When the results came back, we found that people who have a serious medical condition or who’ve been in the hospital in the past year tended to have more concerns about costs and quality than people who aren’t sick. No big surprise there.
But what was notable: 3 of 4 people who were sick said cost is a very serious problem, and half said quality is a veryserious problem.
Nearly half of those with recent serious illness say they felt burdened by what they had to pay out of their own pocket for care.
The recently ill are more likely to say the cost and quality of care have worsened over the past five years, compared to people who weren’t sick.
Among people who’ve recently required a lot of care, significant proportions say their treatment was poorly managed, with nearly a third complaining of poor communication among their caregivers. One in eight believe they got the wrong diagnosis, treatment or test.
Those findings led us to investigate the problems people are having, both in our poll and in a series of stories on the radio and the Web we’re calling “Sick in America.”

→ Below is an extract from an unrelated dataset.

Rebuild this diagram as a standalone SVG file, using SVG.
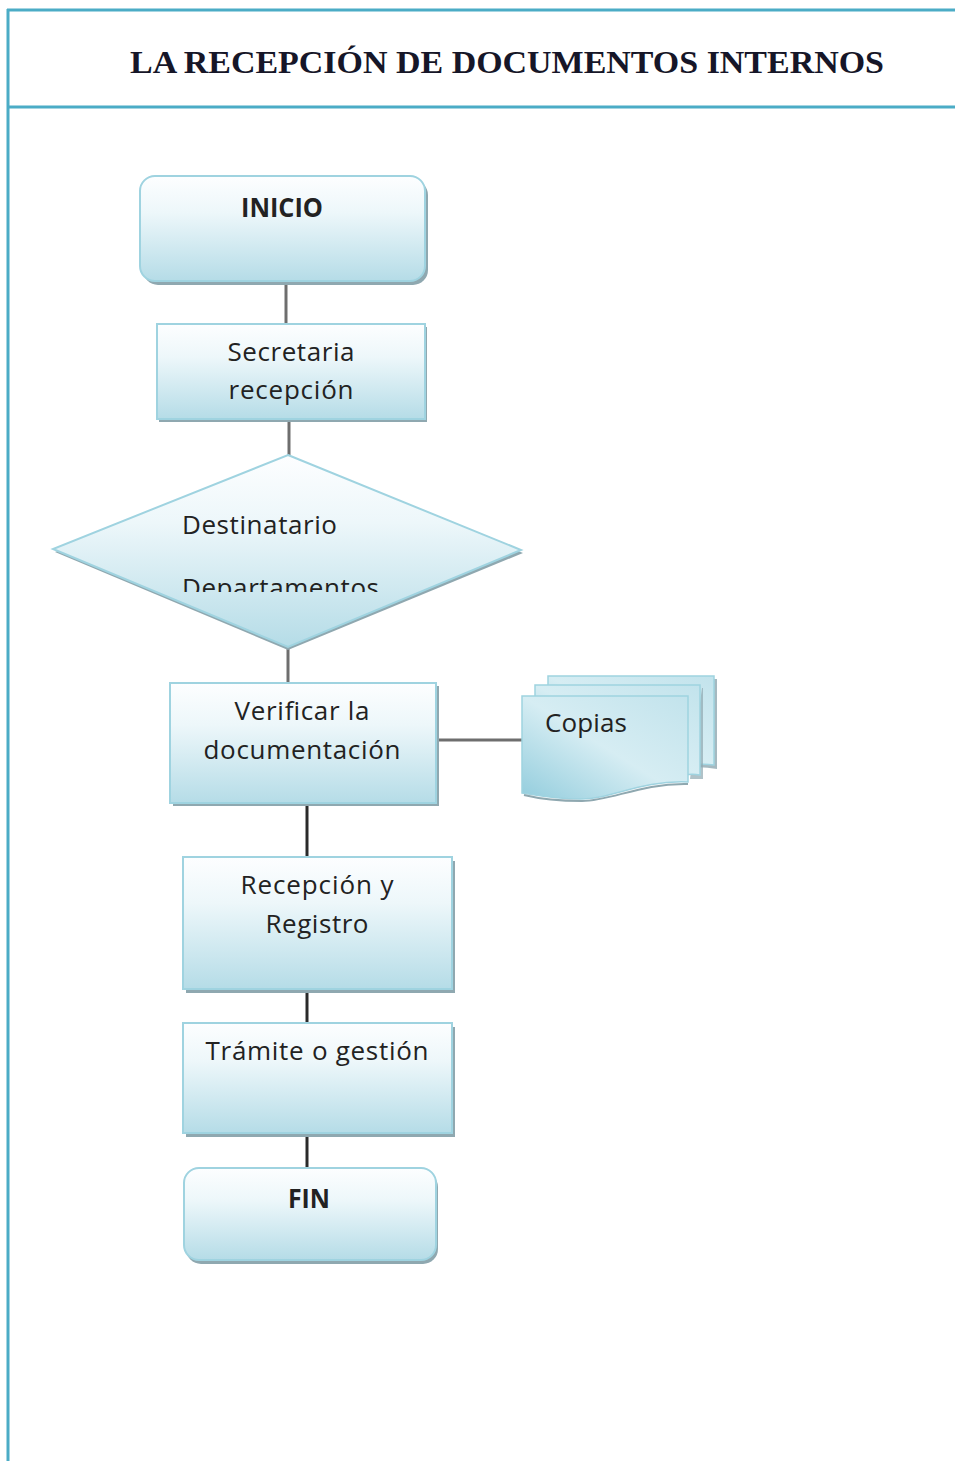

The poll, a joint venture of NPR, the Robert Wood Johnson Foundation and the Harvard School of Public Health, is one of very few focusing on people who’ve actually been seriously ill, injured or hospitalized in the past year.

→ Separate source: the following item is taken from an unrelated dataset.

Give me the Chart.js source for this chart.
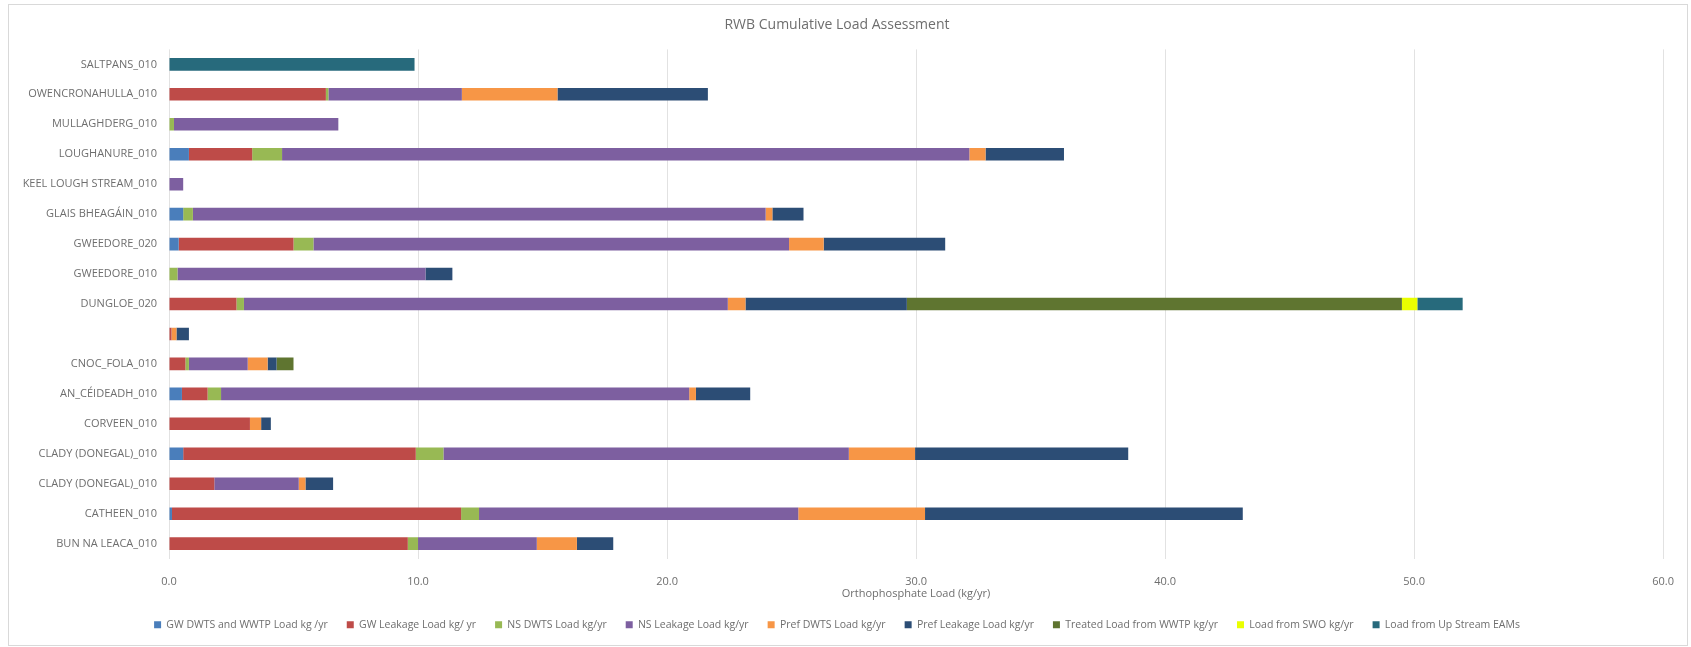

“This poll listens to the voices of the sick,” says Robert Blendon of Harvard. “That provides a good barometer of what’s happening in health care in America.”
The poll randomly surveyed 1,508 adults across the nation. A little more than a quarter of them had a serious illness, injury or disability requiring “a lot of medical care,” or overnight hospitalization within the past 12 months.
If you want to dive deeper, here’s a summary of the poll findings, plus the topline data and charts.
–Kaiser Health News
Nancy N. says
I consistently find in conversations with other people about the healthcare law that the ones who insist that there is no healthcare problem that needs to be fixed are the ones who are healthy – who aren’t actually healthcare consumers.
Well duh, you don’t notice that the transmission is grinding in the car if you don’t actually drive it.
Mario diGir says
HealthCare is an oxymoron here in the US. Costs are out-of-control and quality is down the tubes. All anyone cares about is profits. Medications are way too expensive here, as Big Pharma is given total control over ridiculously long patents. People die every day just because they can’t stand the thought of leaving their loved ones with huge medical bills. It’s sickening. And, don’t go to the hospital … cause your guaranteed an untreatable staff infection. Yuk!